■ WHAT TO PRODUCE: Without the pictures, output the lines of the material from the very first through the one that holds "const depthNames = ['90".

■ AVAILABLE DATA:

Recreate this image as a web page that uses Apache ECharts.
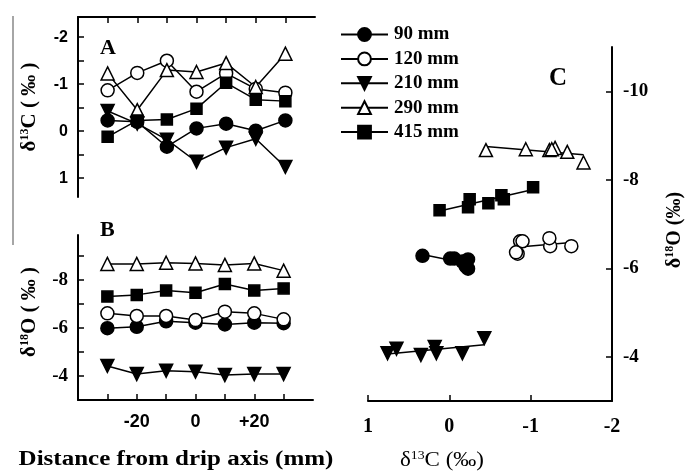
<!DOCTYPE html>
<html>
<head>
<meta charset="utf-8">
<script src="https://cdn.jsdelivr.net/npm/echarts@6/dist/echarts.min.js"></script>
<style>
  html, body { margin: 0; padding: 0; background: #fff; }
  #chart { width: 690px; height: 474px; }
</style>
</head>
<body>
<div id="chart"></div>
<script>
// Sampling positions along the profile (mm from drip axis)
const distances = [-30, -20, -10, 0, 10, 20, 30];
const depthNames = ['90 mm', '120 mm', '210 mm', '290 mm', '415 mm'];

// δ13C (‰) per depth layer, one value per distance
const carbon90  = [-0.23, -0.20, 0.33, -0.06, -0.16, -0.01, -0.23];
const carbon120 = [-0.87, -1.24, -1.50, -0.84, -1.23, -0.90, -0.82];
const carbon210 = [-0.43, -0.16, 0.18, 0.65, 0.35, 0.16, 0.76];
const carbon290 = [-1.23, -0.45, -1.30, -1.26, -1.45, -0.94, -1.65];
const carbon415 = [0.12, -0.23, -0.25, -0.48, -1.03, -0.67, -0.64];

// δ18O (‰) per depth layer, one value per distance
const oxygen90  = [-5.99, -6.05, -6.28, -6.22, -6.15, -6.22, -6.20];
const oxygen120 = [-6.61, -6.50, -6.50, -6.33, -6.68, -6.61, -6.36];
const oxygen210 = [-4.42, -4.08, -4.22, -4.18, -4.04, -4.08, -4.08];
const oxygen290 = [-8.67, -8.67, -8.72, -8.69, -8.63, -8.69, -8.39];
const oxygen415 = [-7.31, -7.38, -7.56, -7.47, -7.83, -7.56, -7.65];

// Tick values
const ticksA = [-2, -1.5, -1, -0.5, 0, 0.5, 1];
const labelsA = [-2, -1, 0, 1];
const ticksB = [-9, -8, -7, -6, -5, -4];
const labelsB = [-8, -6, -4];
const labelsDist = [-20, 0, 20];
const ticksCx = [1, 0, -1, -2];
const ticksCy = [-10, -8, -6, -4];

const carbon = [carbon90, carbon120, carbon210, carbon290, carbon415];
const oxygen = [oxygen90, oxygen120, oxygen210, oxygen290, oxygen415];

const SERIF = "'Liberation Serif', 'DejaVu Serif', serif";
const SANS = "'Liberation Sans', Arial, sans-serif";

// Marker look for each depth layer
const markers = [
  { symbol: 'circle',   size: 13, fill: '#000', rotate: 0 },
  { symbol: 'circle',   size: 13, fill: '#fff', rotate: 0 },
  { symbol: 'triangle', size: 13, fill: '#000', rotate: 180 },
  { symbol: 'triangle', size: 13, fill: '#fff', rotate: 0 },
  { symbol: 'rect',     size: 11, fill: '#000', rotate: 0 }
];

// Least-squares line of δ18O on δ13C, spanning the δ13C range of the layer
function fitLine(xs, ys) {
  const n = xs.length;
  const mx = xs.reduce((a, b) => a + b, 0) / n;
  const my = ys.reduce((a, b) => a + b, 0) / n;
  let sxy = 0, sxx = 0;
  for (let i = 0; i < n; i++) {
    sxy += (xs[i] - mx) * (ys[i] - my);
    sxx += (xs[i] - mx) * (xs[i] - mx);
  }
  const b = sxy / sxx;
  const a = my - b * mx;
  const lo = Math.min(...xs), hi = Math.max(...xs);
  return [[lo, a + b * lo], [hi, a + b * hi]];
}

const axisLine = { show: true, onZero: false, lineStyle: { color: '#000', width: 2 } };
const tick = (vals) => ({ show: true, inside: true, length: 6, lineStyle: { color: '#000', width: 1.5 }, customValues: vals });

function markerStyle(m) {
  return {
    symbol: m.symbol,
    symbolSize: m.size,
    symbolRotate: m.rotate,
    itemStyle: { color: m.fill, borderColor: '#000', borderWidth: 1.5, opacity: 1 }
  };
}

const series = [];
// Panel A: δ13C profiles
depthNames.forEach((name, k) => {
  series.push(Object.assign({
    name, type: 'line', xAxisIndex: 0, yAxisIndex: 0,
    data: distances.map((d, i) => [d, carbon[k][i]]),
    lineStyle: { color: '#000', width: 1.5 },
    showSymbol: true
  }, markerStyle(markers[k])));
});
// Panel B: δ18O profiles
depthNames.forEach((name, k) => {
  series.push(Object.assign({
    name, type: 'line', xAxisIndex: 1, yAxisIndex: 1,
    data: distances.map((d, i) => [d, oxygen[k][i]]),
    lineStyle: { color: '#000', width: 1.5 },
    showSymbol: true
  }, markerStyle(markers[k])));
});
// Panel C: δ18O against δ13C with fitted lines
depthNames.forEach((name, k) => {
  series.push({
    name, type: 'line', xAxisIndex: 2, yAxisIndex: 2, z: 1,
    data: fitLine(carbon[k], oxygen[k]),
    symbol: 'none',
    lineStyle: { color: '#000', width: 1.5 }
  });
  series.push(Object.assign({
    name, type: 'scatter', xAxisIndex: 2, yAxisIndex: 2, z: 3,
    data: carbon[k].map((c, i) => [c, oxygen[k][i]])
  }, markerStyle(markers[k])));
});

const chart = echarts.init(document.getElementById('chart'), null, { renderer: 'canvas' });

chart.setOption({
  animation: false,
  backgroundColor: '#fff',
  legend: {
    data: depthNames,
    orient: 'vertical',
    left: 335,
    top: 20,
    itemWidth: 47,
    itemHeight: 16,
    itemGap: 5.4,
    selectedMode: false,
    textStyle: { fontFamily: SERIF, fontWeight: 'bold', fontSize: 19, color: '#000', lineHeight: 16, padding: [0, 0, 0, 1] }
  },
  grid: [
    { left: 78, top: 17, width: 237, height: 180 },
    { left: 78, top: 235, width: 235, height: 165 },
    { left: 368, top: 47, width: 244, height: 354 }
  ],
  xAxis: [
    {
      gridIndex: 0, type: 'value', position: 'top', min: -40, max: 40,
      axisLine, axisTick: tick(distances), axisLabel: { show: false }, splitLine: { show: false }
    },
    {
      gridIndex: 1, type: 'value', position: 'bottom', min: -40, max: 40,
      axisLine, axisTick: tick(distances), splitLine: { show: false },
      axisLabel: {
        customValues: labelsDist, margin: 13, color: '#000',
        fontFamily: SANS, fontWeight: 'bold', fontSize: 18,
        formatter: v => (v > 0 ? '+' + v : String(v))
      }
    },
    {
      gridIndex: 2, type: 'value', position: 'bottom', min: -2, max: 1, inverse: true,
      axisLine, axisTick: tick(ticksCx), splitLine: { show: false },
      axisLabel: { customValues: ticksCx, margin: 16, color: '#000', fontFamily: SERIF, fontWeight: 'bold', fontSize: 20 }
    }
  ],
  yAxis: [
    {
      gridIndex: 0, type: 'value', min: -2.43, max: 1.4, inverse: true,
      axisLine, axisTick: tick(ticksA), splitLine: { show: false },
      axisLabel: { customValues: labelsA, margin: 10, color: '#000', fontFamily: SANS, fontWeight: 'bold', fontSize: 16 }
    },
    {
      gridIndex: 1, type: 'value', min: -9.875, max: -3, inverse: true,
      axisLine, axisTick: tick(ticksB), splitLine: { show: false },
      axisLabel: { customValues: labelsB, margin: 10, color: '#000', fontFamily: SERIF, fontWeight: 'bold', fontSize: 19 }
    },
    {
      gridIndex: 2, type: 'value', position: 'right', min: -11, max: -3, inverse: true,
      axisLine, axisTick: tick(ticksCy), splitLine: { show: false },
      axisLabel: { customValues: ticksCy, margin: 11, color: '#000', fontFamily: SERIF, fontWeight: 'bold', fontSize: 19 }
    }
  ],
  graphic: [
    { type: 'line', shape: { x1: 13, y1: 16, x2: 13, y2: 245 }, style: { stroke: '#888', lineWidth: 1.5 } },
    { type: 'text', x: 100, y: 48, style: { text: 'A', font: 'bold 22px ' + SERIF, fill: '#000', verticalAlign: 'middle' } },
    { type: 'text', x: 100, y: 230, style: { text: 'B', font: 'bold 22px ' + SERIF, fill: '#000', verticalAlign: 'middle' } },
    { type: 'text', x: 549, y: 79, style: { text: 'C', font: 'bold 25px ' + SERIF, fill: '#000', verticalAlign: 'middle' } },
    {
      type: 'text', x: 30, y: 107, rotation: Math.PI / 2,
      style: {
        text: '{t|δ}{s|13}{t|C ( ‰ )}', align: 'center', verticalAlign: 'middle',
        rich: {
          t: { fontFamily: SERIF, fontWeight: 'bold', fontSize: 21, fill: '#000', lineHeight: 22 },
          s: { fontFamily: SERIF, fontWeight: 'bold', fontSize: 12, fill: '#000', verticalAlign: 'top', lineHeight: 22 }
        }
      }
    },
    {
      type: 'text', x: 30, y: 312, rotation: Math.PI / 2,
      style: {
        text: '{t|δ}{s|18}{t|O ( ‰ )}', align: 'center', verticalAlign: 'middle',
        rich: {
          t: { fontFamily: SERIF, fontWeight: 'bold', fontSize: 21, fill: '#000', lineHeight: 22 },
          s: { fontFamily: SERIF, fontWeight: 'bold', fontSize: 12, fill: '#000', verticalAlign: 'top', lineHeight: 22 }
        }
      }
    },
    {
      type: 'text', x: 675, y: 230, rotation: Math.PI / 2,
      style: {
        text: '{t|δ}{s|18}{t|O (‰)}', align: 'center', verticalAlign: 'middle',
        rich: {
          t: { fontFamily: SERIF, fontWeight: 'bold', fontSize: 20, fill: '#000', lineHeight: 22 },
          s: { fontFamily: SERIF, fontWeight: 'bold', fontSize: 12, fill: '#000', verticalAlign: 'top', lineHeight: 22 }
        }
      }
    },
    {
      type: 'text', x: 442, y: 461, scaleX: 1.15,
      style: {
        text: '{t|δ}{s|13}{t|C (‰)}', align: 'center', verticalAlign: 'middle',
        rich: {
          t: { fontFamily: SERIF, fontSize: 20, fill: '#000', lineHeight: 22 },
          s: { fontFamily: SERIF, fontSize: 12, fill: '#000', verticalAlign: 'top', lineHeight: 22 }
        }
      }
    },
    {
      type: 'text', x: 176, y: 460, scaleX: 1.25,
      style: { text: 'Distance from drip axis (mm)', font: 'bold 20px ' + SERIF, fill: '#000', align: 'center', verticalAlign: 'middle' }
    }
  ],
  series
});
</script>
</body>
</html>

■ CORRECT OUTPUT:
Recreate this image as a web page that uses Apache ECharts.
<!DOCTYPE html>
<html>
<head>
<meta charset="utf-8">
<script src="https://cdn.jsdelivr.net/npm/echarts@6/dist/echarts.min.js"></script>
<style>
  html, body { margin: 0; padding: 0; background: #fff; }
  #chart { width: 690px; height: 474px; }
</style>
</head>
<body>
<div id="chart"></div>
<script>
// Sampling positions along the profile (mm from drip axis)
const distances = [-30, -20, -10, 0, 10, 20, 30];
const depthNames = ['90 mm', '120 mm', '210 mm', '290 mm', '415 mm'];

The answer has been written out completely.